We find nothing procedurally or substantively unconscionable about the Arbitration Agreement under the facts of this case. We find no other reason why the Arbitration Agreement is not valid and enforceable under the FAA. Further, we find the claims brought by Ramirez-Leon fall under the scope of the Arbitration Agreement, as they relate to Bratton and his treatment at GLC. Finding insufficient evidence to support the trial court's denial of Appellant's Motion to Dismiss and Enforce Alternative Dispute Resolution Agreement, Point Two is granted.

Point One

In Point One, Appellants argue that the trial court erred in denying their Motion to Dismiss and Enforce Alternative Dispute Resolution Agreement because the Arbitration Agreement is valid and enforceable under Missouri's Uniform Arbitration Act Section 435.350 et. seq. (“Missouri Act”).
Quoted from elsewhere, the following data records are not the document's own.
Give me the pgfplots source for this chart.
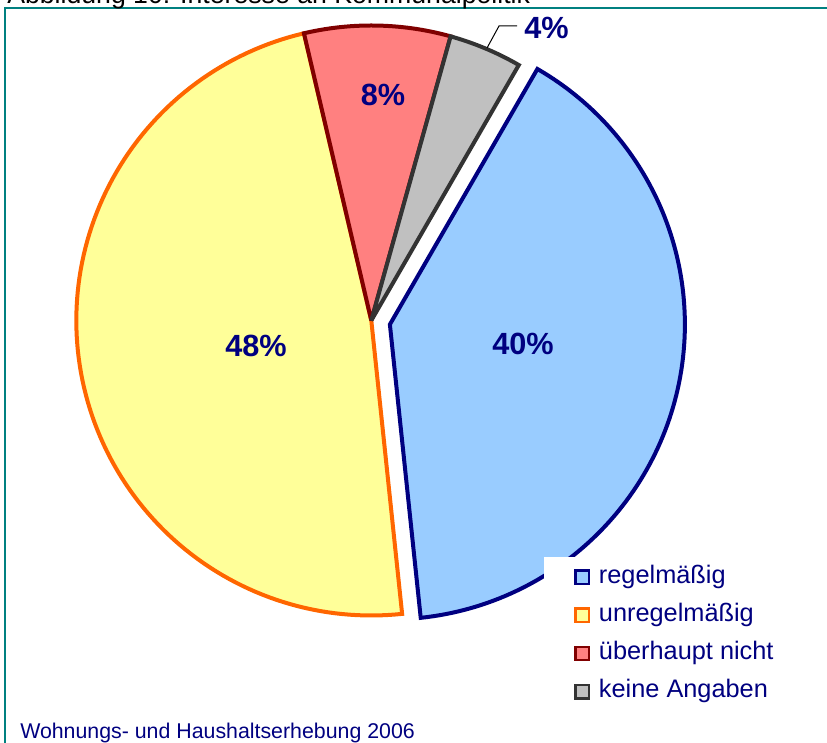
\documentclass[border=0pt]{standalone}
\usepackage{pgfplots}
\pgfplotsset{compat=1.18}
\usepackage{fontspec}
\setmainfont{Liberation Sans}
\definecolor{navyc}{RGB}{0,0,128}
\definecolor{blueF}{RGB}{153,204,255}
\definecolor{yellowF}{RGB}{255,255,153}
\definecolor{orangeL}{RGB}{255,102,0}
\definecolor{redF}{RGB}{255,128,128}
\definecolor{darkredL}{RGB}{128,0,0}
\definecolor{grayF}{RGB}{192,192,192}
\definecolor{grayL}{RGB}{51,51,51}
\definecolor{tealc}{RGB}{0,128,128}
\begin{document}
\begin{tikzpicture}
\useasboundingbox (0,0) rectangle (620.25pt,556.5pt);
\clip (0,0) rectangle (620.25pt,556.5pt);
% shares in percent
\def\pA{40}\def\pB{48}\def\pC{8}\def\pD{4}
\pgfmathsetmacro\aA{60}
\pgfmathsetmacro\aB{\aA-3.6*\pA}
\pgfmathsetmacro\aC{\aB-3.6*\pB}
\pgfmathsetmacro\aD{\aC-3.6*\pC}
\pgfmathsetmacro\aE{\aD-3.6*\pD}
\pgfmathsetmacro\mA{(\aA+\aB)/2}
\def\cx{371.3}\def\cy{421.5}\def\R{295}\def\ex{19}
\pgfmathsetmacro\bx{\cx+\ex*cos(\mA)}
\pgfmathsetmacro\by{\cy+\ex*sin(\mA)}
\begin{axis}[at={(0,0)}, anchor=south west, scale only axis,
  width=620.25pt, height=556.5pt,
  xmin=0, xmax=827, ymin=0, ymax=742,
  hide axis, clip=false,
  legend style={at={(axis cs:574,178.7)}, anchor=north west, draw=none, fill=none,
    inner sep=0pt, row sep=8.1pt, font=\fontsize{19}{22}\selectfont, text=navyc,
    nodes={inner sep=1pt, text height=14pt, text depth=4.5pt},
    cells={anchor=west}},
  legend image code/.code={\path[draw=none, fill=none] (0pt,-1pt) rectangle (17.5pt,1pt);\draw[#1, line width=1.9pt, line join=miter] (1pt,-5pt) rectangle (11pt,5pt);},
  slice/.style={line width=3pt, line join=miter, miter limit=4, samples=120, variable=\t},
]
\draw[tealc, line width=1.7pt] (axis cs:5.3,-20) -- (axis cs:5.3,733.7) -- (axis cs:850,733.7);
\addplot[slice, draw=navyc, fill=blueF, domain=\aB:\aA]
  ({\bx+\R*cos(\t)}, {\by+\R*sin(\t)}) -- (axis cs:\bx,\by) -- cycle;
\addlegendentry{regelmäßig}
\addplot[slice, draw=orangeL, fill=yellowF, domain=\aC:\aB]
  ({\cx+\R*cos(\t)}, {\cy+\R*sin(\t)}) -- (axis cs:\cx,\cy) -- cycle;
\addlegendentry{unregelmäßig}
\addplot[slice, draw=darkredL, fill=redF, domain=\aD:\aC]
  ({\cx+\R*cos(\t)}, {\cy+\R*sin(\t)}) -- (axis cs:\cx,\cy) -- cycle;
\addlegendentry{überhaupt nicht}
\addplot[slice, draw=grayL, fill=grayF, domain=\aE:\aD]
  ({\cx+\R*cos(\t)}, {\cy+\R*sin(\t)}) -- (axis cs:\cx,\cy) -- cycle;
\addlegendentry{keine Angaben}
\fill[white] (axis cs:544,185) rectangle (axis cs:850,-20);
\draw[black, line width=0.75pt] (axis cs:487,694) -- (axis cs:499,716) -- (axis cs:517,716);
\begin{scope}[every node/.style={font=\fontsize{23}{27}\selectfont\bfseries, text=navyc}]
\node at (axis cs:256,396) {48\%};
\node at (axis cs:523,398) {40\%};
\node at (axis cs:383,647) {8\%};
\node at (axis cs:546.5,714.5) {4\%};
\end{scope}
\node[anchor=base west, inner sep=0pt, font=\fontsize{16}{19}\selectfont, text=navyc] at (axis cs:20,4) {Wohnungs- und Haushaltserhebung 2006};
\node[anchor=base west, inner sep=0pt, font=\fontsize{20}{24}\selectfont, text=black] at (axis cs:7,738) {Abbildung 10: Interesse an Kommunalpolitik};
\end{axis}
\end{tikzpicture}
\end{document}
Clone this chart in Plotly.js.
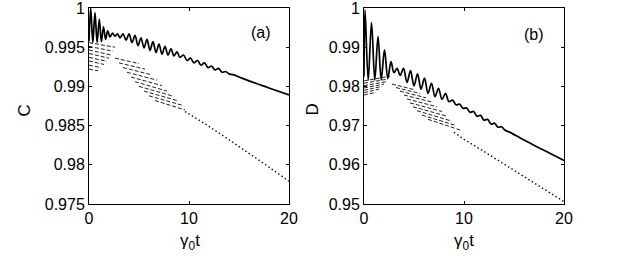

As is fully discussed in our analysis of Point Two, the Arbitration Agreement expressly states that it is governed by the FAA. The Missouri Act covers matters that are not preempted by the FAA. Bertocci v. Thoroughbred Ford, Inc., 530 S.W.3d 543 n. 1 (Mo. App. W.D. 2017). Neither party raised any argument that the Arbitration Agreement should not have been subject to the provisions of the FAA. Ramirez-Leon does argue that the particular agreement in this case violates section 435.460 of the Missouri Act regarding the form of the Arbitration Agreement. This statute requires that an arbitration agreement must contain language in ten point type and capital letters substantially similar to: “THIS CONTRACT CONTAINS A BINDING ARBITRATION PROVISION WHICH MAY BE ENFORCED BY THE PARTIES.” Section 435.460. The Arbitration Agreement at issue contains a similar statement that was in capital letters, larger than ten point type and provides more detail than what is required by the Missouri Act. The Arbitration Agreement does not violate this provision of the Missouri Act. Point One is granted.

Conclusion

The judgment of the trial court is reversed and remanded for the circuit court to enter an order staying the civil action and compelling arbitration between Ramirez-Leon and Appellants.

FOOTNOTES

1.   We defer to the trial court's express factual determinations, and we view all other facts in the light most favorable to the result the trial court reached. Baier v. Darden Restaurants, 420 S.W.3d 733, 736-37 (Mo. App. W.D. 2014).

2.   Ramirez-Leon signed the rest of the admissions paper work on the line labeled “Signature of Respondent” and did not sign on the line labeled “Signature of Resident's Legal Representative” on any of the agreements.

3.   All statutory citations are to RSMo 2000 (supplemented through January 1, 2017), unless otherwise noted.